– Você pensa em morrer aqui, Sandro?
A pergunta me pegou de surpresa. A bem da verdade, nunca pensei em morrer neste ou naquele lugar, ser enterrado deste ou daquele jeito, ser cremado ou transformado em sabonete alergênico e distribuído aos poucos desafetos assumidos, estar velhíssimo numa cama com a família ao redor ou ver meu paraquedas falhar a dois mil pés de altitude. Juro, é tipo “whisky ou água de coco?”. Entretanto, dessa vez a coisa me pegou desprevenido. Depois de muito divagar, notei que o olhar dela denunciava um misto de pavor e incompreensão.
– Tá muito louco isso tudo que estou falando?
– Sim, está. – ela respondeu.
Aproveito para confessar que adoro a objetividade chinesa. É sempre tudo no olho, sem eufemismo, sem vaselina.
– É que morrer é uma aventura complexa mesmo e quem está morto não pode nem discordar de mim.
– Morto? Calma, calma. Não, eu não quis dizer “morrer”, eu quis dizer “morar”. Desculpa, hahahaha.

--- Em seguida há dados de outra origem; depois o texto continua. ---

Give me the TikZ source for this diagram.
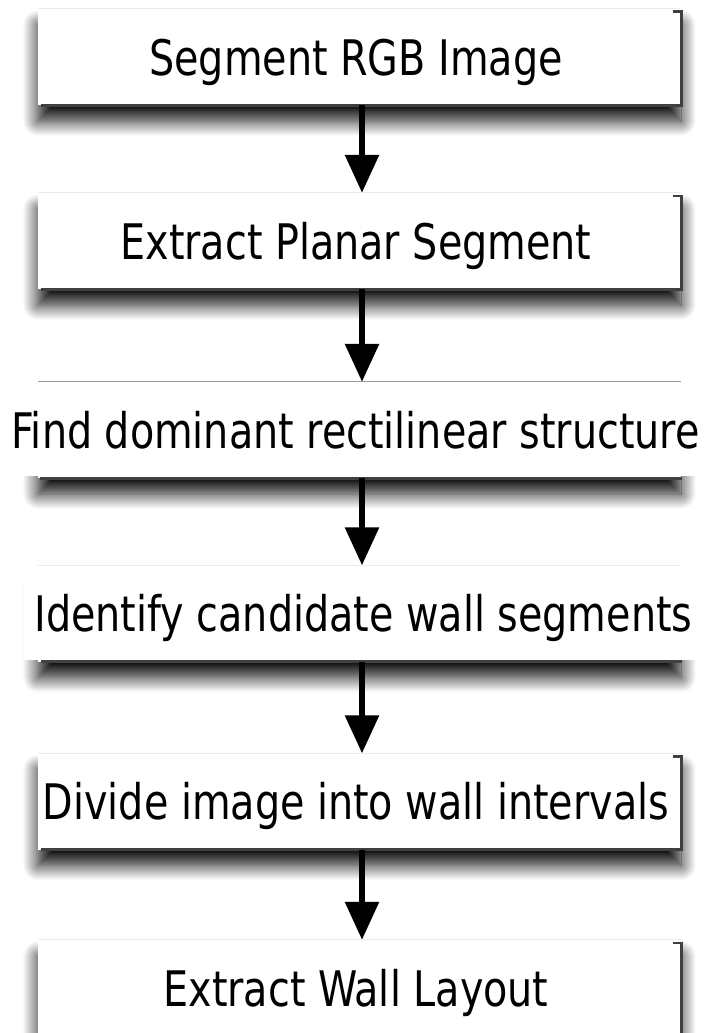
\documentclass[tikz,border=0pt]{standalone}
\usepackage{fontspec}
\newfontfamily\boxfont[FakeStretch=0.9]{DejaVu Sans Condensed}
\usetikzlibrary{arrows.meta,shadows.blur}
\newcommand\boxedge[1]{%
  \draw[edge] ([shift={(-8pt,-3pt)}]#1.north east) -- ([shift={(0pt,-3pt)}]#1.north east)
    -- (#1.south east) -- ([xshift=3pt]#1.south west);}
\begin{document}
\begin{tikzpicture}[x=1pt,y=-1pt,
  box/.style={minimum width=643pt, minimum height=96pt, inner sep=0pt, fill=white, draw=none,
    blur shadow={shadow xshift=0pt, shadow yshift=-16pt, shadow blur radius=15pt, shadow opacity=95, shadow blur steps=15}},
  lbl/.style={anchor=base, inner sep=0pt, font=\boxfont\fontsize{49}{58}\selectfont},
  edge/.style={draw=black!75, line width=2.6pt},
  topline/.style={draw=black!8, line width=1pt},
  arr/.style={line width=6pt, -{Triangle[length=38pt,width=33pt]}}
]
\useasboundingbox (0,0) rectangle (708,1033);

% boxes
\node[box] (b1) at (359.5,57) {};
\node[box] (b2) at (359.5,241) {};
\node[box] (b3) at (359.5,430) {};
\node[box] (b4) at (359.5,613.5) {};
\node[box] (b5) at (359.5,801.5) {};
\node[box] (b6) at (359.5,988) {};

% top lines
\draw[topline] (b1.north west) -- (b1.north east);
\draw[topline] (b2.north west) -- (b2.north east);
\draw[draw=black!40, line width=1.3pt] (b3.north west) -- (b3.north east);
\draw[topline] (b4.north west) -- (b4.north east);
\draw[topline] (b5.north west) -- (b5.north east);
\draw[topline] (b6.north west) -- (b6.north east);

% white covers where the text runs past the box
\fill[white] (4,384) rectangle (704,476);
\fill[white] (24,567) rectangle (704,660);

% right and bottom edges
\boxedge{b1}
\boxedge{b2}
\draw[edge] ([xshift=2pt]b3.south west) -- ([xshift=1pt]b3.south east);
\draw[edge] ([xshift=3pt]b4.south west) -- ([xshift=1pt]b4.south east);
\boxedge{b5}
\boxedge{b6}

% labels
\node[lbl] (t1) at ([shift={(-3.5pt,-18pt)}]b1.center) {Segment RGB Image};
\node[lbl] (t2) at ([shift={(-3.5pt,-18pt)}]b2.center) {Extract Planar Segment};
\node[lbl] (t3) at ([shift={(-4pt,-18pt)}]b3.center) {Find dominant rectilinear structure};
\node[lbl] (t4) at ([shift={(4pt,-18pt)}]b4.center) {Identify candidate wall segments};
\node[lbl] (t5) at ([shift={(-3.5pt,-18pt)}]b5.center) {Divide image into wall intervals};
\node[lbl] (t6) at ([shift={(-3.5pt,-18pt)}]b6.center) {Extract Wall Layout};

% arrows
\draw[arr] ([xshift=2.5pt]b1.south) -- ([xshift=2.5pt]b2.north);
\draw[arr] ([xshift=2.5pt]b2.south) -- ([xshift=2.5pt]b3.north);
\draw[arr] ([xshift=2.5pt]b3.south) -- ([xshift=2.5pt]b4.north);
\draw[arr] ([xshift=2.5pt]b4.south) -- ([xshift=2.5pt]b5.north);
\draw[arr] ([xshift=2.5pt]b5.south) -- ([xshift=2.5pt]b6.north);
\end{tikzpicture}
\end{document}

– Hahahaha! Puxa, aí é outra história. Não sei se pretendo morar aqui para sempre, mas tenho três anos e meio pela frente ainda, então ainda tenho muito no que pensar.
– É verdade.
A conversa voltou ao tópico inicial [alguma coisa sobre pronomes oblíquos]. A aula acabou e cada um seguiu seu rumo. No caminho para casa, sentei um pouco em frente ao prédio e fiquei olhando aqueles barcos de carga lentamente fazendo suas manobras. Ao fundo, à esquerda, os grandes resorts com seus cassinos encrustados como pequenas pérolas nas quais se pode apostar os ganhos de toda uma vida em um lance de dados. Bem à direita, no alto da montanha, a centenária capela portuguesa em sua vigília permanente. O rio à frente, parado, pesado, escuro. A chuva apressando os passos dos que escolheram a noite como companhia. Não tenho mais dúvidas. É tão interessante morar aqui quanto aqui mesmo entregar a moeda ao barqueiro. Aqui é bom porque aqui é o que existe agora.